3.3.3.İlk Derece Mahkemesince, dayanak tapu kayıtlarının çekişmeli taşınmazın sınırlarına uymadığı gerekçesiyle davanın reddine karar verilmiş ise de yapılan araştırma ve incelemenin hüküm vermeye yeterli olduğunu söyleyebilme olanağı yoktur.

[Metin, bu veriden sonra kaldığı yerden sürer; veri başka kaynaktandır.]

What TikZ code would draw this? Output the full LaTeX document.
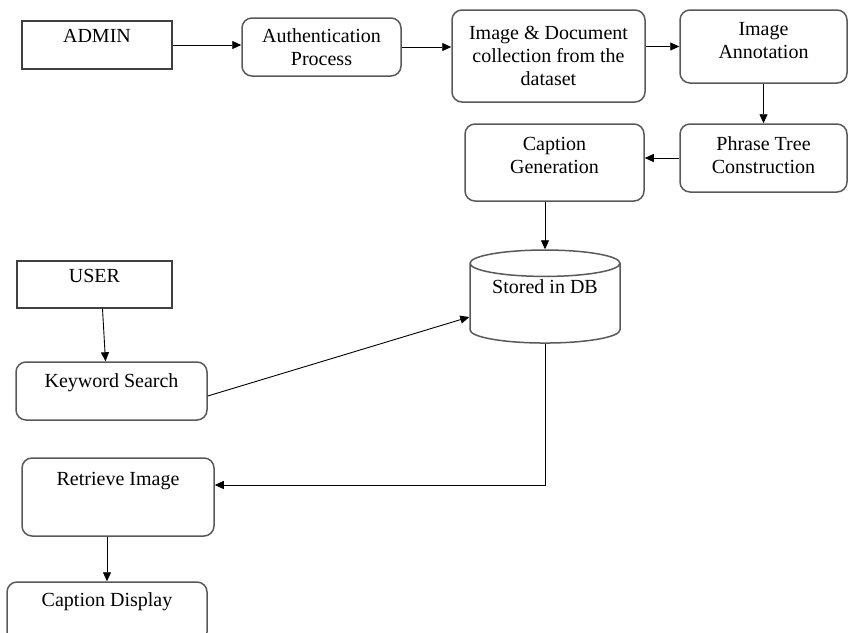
\documentclass[tikz,border=0pt]{standalone}
\usepackage{fontspec}
\setmainfont{Liberation Serif}
\usetikzlibrary{arrows.meta,shapes.geometric}

\begin{document}
\begin{tikzpicture}[x=1pt,y=-1pt,
    every node/.style={font=\fontsize{20}{23}\selectfont, inner sep=0pt, align=center},
    plainbox/.style={draw=black!75, line width=1.3pt},
    roundbox/.style={draw=black!65, line width=1.5pt, rounded corners=10pt},
    dbshape/.style={cylinder, shape border rotate=90, aspect=0.25, draw=black!65, line width=1.5pt},
    flow/.style={-{Triangle[length=9pt,width=8pt]}, line width=0.9pt}]

    \useasboundingbox (0,0) rectangle (848,632);
    \clip (0,0) rectangle (848,632);

% admin side
\node[plainbox, minimum width=150pt, text height=21pt, text depth=27pt] (admin) at (97,45) {ADMIN};
\node[roundbox, minimum width=159pt, minimum height=58pt] (auth) at (321.5,47) {Authentication\\Process};
\node[roundbox, minimum width=193pt, minimum height=92pt] (collect) at (548.5,56) {Image \& Document\\collection from the\\dataset};
\node[roundbox, minimum width=167pt, minimum height=73pt, text depth=12pt] (annot) at (763.5,46.5) {Image\\Annotation};
\node[roundbox, minimum width=167pt, minimum height=68pt, text depth=6pt] (phrase) at (763.5,158) {Phrase Tree\\Construction};
\node[roundbox, minimum width=179pt, minimum height=77pt, text depth=14pt] (capgen) at (554.5,162.5) {Caption\\Generation};

% database
\node[dbshape, minimum width=150pt, minimum height=93pt, text height=14pt, text depth=35pt] (db) at (545,303.5) {Stored in DB};

% user side
\node[plainbox, minimum width=155pt, text height=21pt, text depth=26pt] (user) at (94.5,284.5) {USER};
\node[roundbox, minimum width=191pt, text height=25pt, text depth=33pt] (keyword) at (111.5,391) {Keyword Search};
\node[roundbox, minimum width=192pt, text height=27pt, text depth=51pt] (retrieve) at (118,497) {Retrieve Image};
\node[roundbox, minimum width=200pt, text height=24pt, text depth=36pt] (display) at (107,612) {Caption Display};

\draw[flow] (admin.east) -- (admin.east -| auth.west);
\draw[flow] (auth.east) -- (auth.east -| collect.west);
\draw[flow] (annot.west -| collect.east) -- (annot.west);
\draw[flow] (annot.south) -- (phrase.north);
\draw[flow] (phrase.west) -- (phrase.west -| capgen.east);
\draw[flow] (db.north |- capgen.south) -- (db.north);

\draw[flow] ([xshift=8pt]user.south) -- ([xshift=-6pt]keyword.north);
\draw[flow] ([yshift=-5pt]keyword.east) -- ([yshift=-13.5pt]db.west);
\draw[flow] (db.south) |- ([yshift=12pt]retrieve.east);
\draw[flow] (display.north |- retrieve.south) -- (display.north);

\end{tikzpicture}
\end{document}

3.3.4. Hal böyle olunca; öncelikle davacıların dayandığı 22/01/1974 tarihli 36 ve 37 sıra no.lu tapu kayıtlarının ilk tesisinden itibaren tüm tedavülleri ve varsa haritalarının getirtilmesi, eski yazı tapu kayıtlarının bulunması halinde tercümelerinin yaptırılması, dayanak tapu kayıtlarının başka taşınmazlara revizyon görüp görmediğinin tespit edilmesi, revizyon görmüşlerse revizyon gördükleri taşınmazların kadastro tespit tutanaklarının temin edilmesi, bundan sonra mahallinde, yaşlı, tarafsız ve yöreyi iyi bilen şahıslar arasından seçilecek üç kişilik yerel bilirkişi kurulu, taraf tanıkları ve en az üç kişilik teknik bilirkişi kurulu eşliğinde yeniden keşif yapılmak suretiyle, tapu kayıtlarının tüm tedavülleriyle birlikte okunup hudutların mahalli bilirkişilere zeminde tek tek göstertilmesi, bilirkişilerin gösteremediği hudutların tespiti için taraflara tanık dinletme imkanı sağlanması, teknik bilirkişiye yerel bilirkişi ve tanıkların gösterdiği hudutlar haritasında işaret ettirilmesi, dinlenecek yerel bilirkişi ve tanıklardan dava konusu taşınmazın kim ya da kimler tarafından ne şekilde kullanıldığı hususunda maddi olaylara dayalı ayrıntılı bilgi alınması, bilirkişi ve tanık sözlerinin komşu parsel tutanak ve dayanaklarıyla denetlenmesi, uzman bilirkişilerden yapılan keşfi ve tapu kayıt uygulamasını takibe ve denetlemeye imkan verecek şekilde ayrıntılı rapor alınması suretiyle dava konusu taşınmazın davacıların dayandığı tapu kayıtlarının kapsamında kalıp kalmadığının tereddüte yer vermeyecek şekilde saptanması ve sonucuna göre bir karar verilmesi gerekirken eksik inceleme ile yazılı şekilde karar verilmesi isabetsizdir.

VI. SONUÇ

Açıklanan nedenlerle; davacılar vekilinin değinilen yön itibariyle yerinde bulunan temyiz itirazlarının kabulü ile 6100 sayılı Hukuk Muhakemeleri Kanunu'nun 373/1. maddesi uyarınca Samsun Bölge Adliye Mahkemesi 2. Hukuk Dairesi kararının ORTADAN KALDIRILMASINA, İlk Derece Mahkemesi kararının yukarıda yazılı nedenlerden dolayı 6100 sayılı HMK’nın 371/1-a maddesi uyarınca BOZULMASINA, dosyanın kararı veren Of Asliye Hukuk Mahkemesine gönderilmesine, kararın bir örneğinin Samsun Bölge Adliye Mahkemesi 2. Hukuk Dairesine gönderilmesine, 20/11/2021 tarihinde yürürlüğe giren Avukatlık Asgari Ücret Tarifesi gereğince gelen temyiz eden davacılar vekili için 3.815,00 TL duruşma vekâlet ücretinin temyiz edilen davalılardan alınmasına, alınan peşin harcın temyiz edene geri verilmesine, 29/03/2022 tarihinde kesin olmak üzere oybirliğiyle karar verildi.